After 12 years in the herbicide-only fields, annual ryegrass populations were reduced to about five plants per square metre and were stabilized at that level after six or seven years. Where herbicides plus HWSC were used there was even better control, with populations reduced to less than one plant per square metre.
When growers reduce annual ryegrass populations down to around one plant per square metre, managing weed populations to improve crop management/cropping is so much easier because the weeds don’t dictate how you manage the cropping system. Rotations can be changed. Herbicide applications can be dropped to take pressure off of herbicide selection. HWSC adds some insurance to your weed control program at harvest time.
Across the same 25 field sites, annual ryegrass seed set was estimated. The fields with five to 10 plants per square metre have about 1000 seeds going into the seedbank per square metre. The field with less than one plant per square metre has only a few seeds going into the seedbank. HWSC dramatically changes the whole weed control program.
A survey of 600 growers across Australia looked at HWSC adoption in 2013. Narrow windrow burning was adopted by 40 per cent of Australian crop producers. This practice is most widely adopted in western Australia, but is now becoming more common across all wheat growing areas.
One of the factors that has driven the adoption of narrow windrow burning and chaff lining is their low cost.

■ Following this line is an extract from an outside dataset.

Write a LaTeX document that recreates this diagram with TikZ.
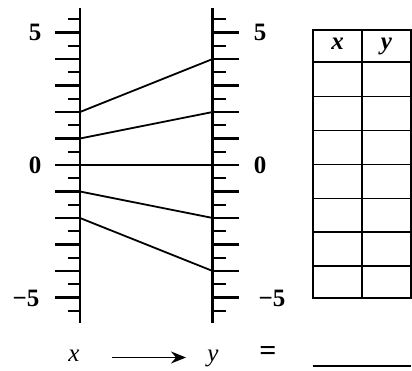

It just requires a chute to concentrate the chaff and straw material; subsequent burning or mulching will potentially provide 95 per cent control of weed seeds. One of the lessons from the development of HWSC is the need for inexpensive but relatively effective alternatives that growers can use to evaluate the efficacy of these systems for themselves.
Low weed densities are the best insurance against herbicide resistance. The biggest driver against herbicide resistance is to have fewer weed seeds in your fields.